Tax Tables - an illustrated primer?

John Ralls jralls at ceridwen.us
Sun Sep 3 10:05:21 EDT 2017



> On Sep 3, 2017, at 4:40 AM, Geert Janssens <geert.gnucash at kobaltwit.be> wrote:
> 
> On zondag 3 september 2017 06:29:48 CEST Christopher Lam wrote:
>> Hi Users & Devs,
>> 
>> I'd like to gather data on how Business > Tax Tables are currently being
>> used by users. Tutorial is rather blank on this; says "set up your tax
>> tables", "choose name, entries and percentage or amount", and in doubt,
>> seek an accountant who usually doesn't use gnc.
>> 
>> From my understanding, Tax Tables are mainly used to *automatically*
>> calculate various county and state taxes as applied to business invoices
>> and bills... but it's rather confusing that:
>> - menu is labelled 'Sales Tax Tables' but the tables are designed for both
>> sales & purchase taxes
> 
> True. I have wondered about this also. I assume "Sales Tax" is a standard term 
> in American English ? It helps to consider that the difference between an 
> invoice or a bill is only from which side of the transaction you look at it. 
> The bill you receive from your vendor is an invoice from their point of view. 
> Strictly speaking they are all invoices, but the name bill was adopted in 
> gnucash to make the differentiation easier (I was told it's a common name for 
> invoices you have to pay).

Yes, though it’s more “American law” than “American English”, and in the sense of “American” as “applying to the USA”, a usage that sometimes annoys our Canadian cousins. The USA has no national consumption or (for most products) transfer taxes. Many states impose a "sales tax” on the final transfer of a good to the end user/consumer, and many of those states allow smaller jurisdictions (it’s counties in California) to have a local rate higher than the state’s. The tax is collected by the seller (hence “sales tax”) and remitted to the state periodically (usually monthly). 

“Bill” in the accounting sense and “Invoice” are generally interchangeable in normal usage.

As to “sales” and “purchase” tax, I suppose that if there’s an actual distinction there it would have to be which party remits the tax to the state. In California the law says that a transfer of a good to an end user is taxable. If the seller is under the state’s jurisdiction then they’re responsible for remitting the tax, but if not then the buyer is.

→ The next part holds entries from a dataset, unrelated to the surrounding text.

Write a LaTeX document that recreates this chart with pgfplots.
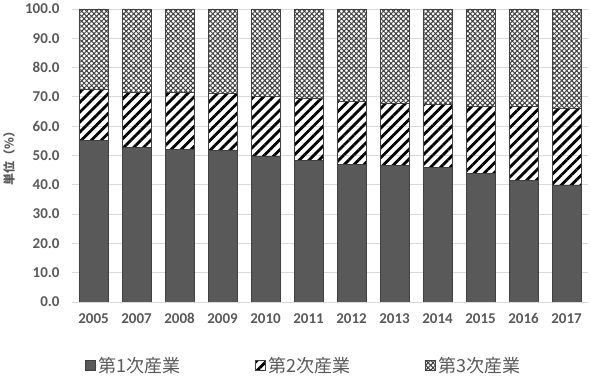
\documentclass[border=0pt]{standalone}
\usepackage{pgfplots}
\pgfplotsset{compat=1.18}
\usepackage{pgfplotstable}
\usetikzlibrary{patterns,patterns.meta}
\usepackage{fontspec}
\setmainfont{Carlito}
\newfontfamily\cjk{Noto Sans CJK JP}
\definecolor{txtgray}{HTML}{595959}
\definecolor{bardark}{HTML}{595959}
\definecolor{gridgray}{HTML}{D9D9D9}

\pgfplotstableread{
x year s1 s2 s3
0 2005 55.0 17.7 27.3
1 2007 52.9 18.8 28.3
2 2008 52.1 19.6 28.3
3 2009 51.6 19.6 28.8
4 2010 49.6 20.7 29.7
5 2011 48.2 21.3 30.5
6 2012 47.0 21.3 31.7
7 2013 46.5 21.4 32.1
8 2014 46.0 21.6 32.4
9 2015 43.9 22.8 33.3
10 2016 41.6 25.1 33.3
11 2017 39.8 26.2 34.0
}\datatable

\begin{document}
\begin{tikzpicture}
\useasboundingbox (0,0) rectangle (591bp,390bp);
\begin{axis}[
  at={(72bp,88bp)}, anchor=south west,
  scale only axis, width=516bp, height=293bp,
  ybar stacked, bar width=29bp,
  xmin=-0.5, xmax=11.5, ymin=0, ymax=100,
  xtick=data,
  xticklabels={2005,2007,2008,2009,2010,2011,2012,2013,2014,2015,2016,2017},
  ytick={0,10,...,100},
  /pgf/number format/assume math mode=true,
  yticklabel={\pgfmathprintnumber[fixed,fixed zerofill,precision=1]{\tick}},
  ymajorgrids, grid style={draw=gridgray, line width=0.8bp},
  axis line style={draw=none},
  major tick length=0pt,
  tick label style={font=\fontsize{15bp}{18bp}\selectfont\bfseries, text=txtgray},
  xticklabel style={yshift=-8bp},
  yticklabel style={xshift=-9bp},
  ylabel={\cjk\bfseries 単位（\%）},
  ylabel style={at={(axis description cs:-0.122,0.5)}, anchor=center,
     font=\fontsize{12bp}{14bp}\selectfont, text=txtgray},
  legend columns=3,
  legend style={at={(axis description cs:0.025,-0.218)}, anchor=west,
     draw=none, fill=none, inner sep=0pt,
     font=\cjk\fontsize{18bp}{21bp}\selectfont, text=txtgray,
     /tikz/every even column/.append style={column sep=74bp},
     nodes={inner sep=0pt, outer sep=0pt}},
  legend image code/.code={\draw[#1] (0bp,-5bp) rectangle (10bp,5bp);},
]
\addplot[fill=bardark, draw=black!75, line width=0.8bp] table[x=x,y=s1]{\datatable};
\addplot[fill=white, draw=black!75, line width=0.8bp,
   pattern={Lines[angle=45,distance=7bp,line width=2.8bp]}, pattern color=black]
   table[x=x,y=s2]{\datatable};
\addplot[fill=white, draw=black!75, line width=0.8bp,
   pattern={Hatch[angle=45,distance=3.5bp,line width=1bp]}, pattern color=black!75]
   table[x=x,y=s3]{\datatable};
\legend{\,第1次産業,\,第2次産業,\,第3次産業}
\end{axis}
\end{tikzpicture}
\end{document}
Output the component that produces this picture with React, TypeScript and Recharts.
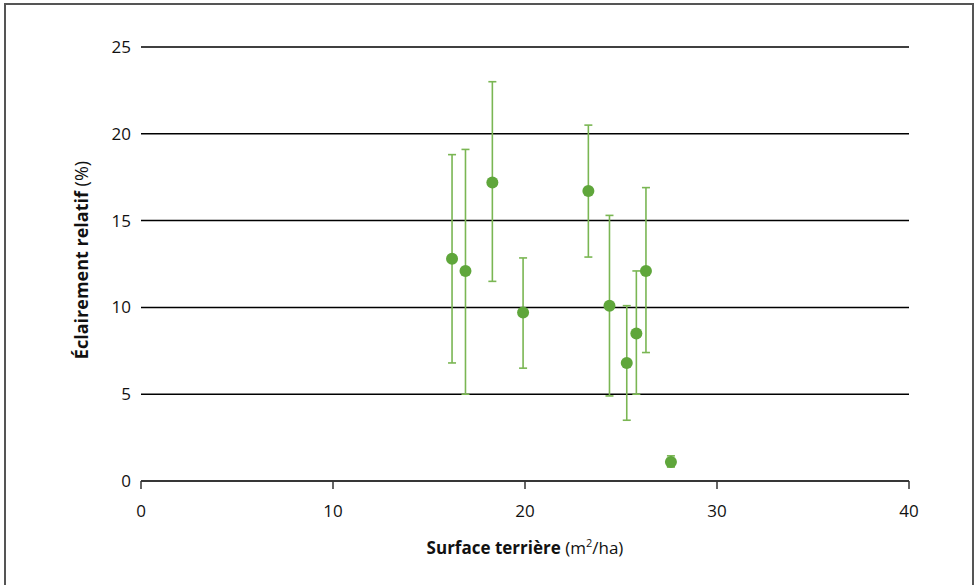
import React from "react";
import {
  ScatterChart,
  Scatter,
  XAxis,
  YAxis,
  CartesianGrid,
  ErrorBar,
} from "recharts";

const surfaceTerriere = [16.2, 16.9, 18.3, 19.9, 23.3, 24.4, 25.3, 25.8, 26.3, 27.6];
const eclairement = [12.8, 12.1, 17.2, 9.7, 16.7, 10.1, 6.8, 8.5, 12.1, 1.1];
const borneBasse = [6.8, 5.0, 11.5, 6.5, 12.9, 4.9, 3.5, 5.0, 7.4, 0.8];
const borneHaute = [18.8, 19.1, 23.0, 12.85, 20.5, 15.3, 10.1, 12.1, 16.9, 1.45];
const xTicks = [0, 10, 20, 30, 40];
const yTicks = [0, 5, 10, 15, 20, 25];

const data = surfaceTerriere.map((x, i) => ({
  x,
  y: eclairement[i],
  err: [eclairement[i] - borneBasse[i], borneHaute[i] - eclairement[i]],
}));

const FONT = "'Open Sans', sans-serif";

const Dot = (props: any) => {
  const { cx, cy } = props;
  return <circle cx={cx} cy={cy} r={6} fill="#5fa63b" />;
};

const XTitle = (props: any) => {
  const vb = props.viewBox;
  return (
    <text
      x={vb.x + vb.width / 2}
      y={549}
      textAnchor="middle"
      dominantBaseline="middle"
      fontFamily={FONT}
      fontSize={17}
      fill="#111"
    >
      <tspan fontWeight="bold">Surface terrière </tspan>
      <tspan>(m</tspan>
      <tspan fontSize={11} dy={-5}>2</tspan>
      <tspan dy={5}>/ha)</tspan>
    </text>
  );
};

const YTitle = () => {
  const cx = 83;
  const cy = 260;
  return (
    <text
      x={cx}
      y={cy}
      textAnchor="middle"
      dominantBaseline="middle"
      transform={`rotate(-90, ${cx}, ${cy})`}
      fontFamily={FONT}
      fontSize={18}
      fill="#111"
    >
      <tspan fontWeight="bold">Éclairement relatif </tspan>
      <tspan>(%)</tspan>
    </text>
  );
};

export default function App() {
  return (
    <div style={{ position: "absolute", left: 0, top: 0, width: 976, height: 585, background: "#fff" }}>
      <div
        style={{
          position: "absolute",
          left: 4,
          top: 3,
          width: 966,
          height: 590,
          borderLeft: "2px solid #555",
          borderTop: "2px solid #555",
          borderRight: "2px solid #555",
          pointerEvents: "none",
        }}
      />
      <ScatterChart
        width={976}
        height={585}
        margin={{ top: 47, right: 67, bottom: 74, left: 81 }}
      >
        <CartesianGrid horizontal vertical={false} stroke="#000" strokeWidth={1.5} />
        <XAxis
          type="number"
          dataKey="x"
          domain={[0, 40]}
          ticks={xTicks}
          height={30}
          tickSize={8}
          tickMargin={16}
          axisLine={{ stroke: "#333", strokeWidth: 1.5 }}
          tickLine={{ stroke: "#333", strokeWidth: 1.5 }}
          tick={{ fontFamily: FONT, fontSize: 17, fill: "#111" }}
          label={<XTitle />}
        />
        <YAxis
          type="number"
          dataKey="y"
          domain={[0, 25]}
          ticks={yTicks}
          width={60}
          tickSize={0}
          tickMargin={10}
          axisLine={false}
          tickLine={false}
          tick={{ fontFamily: FONT, fontSize: 17, fill: "#111" }}
          label={<YTitle />}
        />
        <Scatter data={data} shape={<Dot />} isAnimationActive={false}>
          <ErrorBar
            dataKey="err"
            direction="y"
            width={4}
            stroke="#7ab653"
            strokeWidth={1.6}
          />
        </Scatter>
      </ScatterChart>
    </div>
  );
}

There’s a even a box on the annual state income tax form for paying the sales tax on items that one purchased out or state.

Since we’re about to do a new major release this would be a good time to change the nomenclature to something more generic if we want, or we could translate “Sales _Tax Table” in en_GB.po to “VAT/GST Table” and leave it as is for the “C” locale. Amusingly the tooltip for that is "View and edit the list of Sales Tax Tables (GST/VAT)” and isn’t translated in en_GB.po.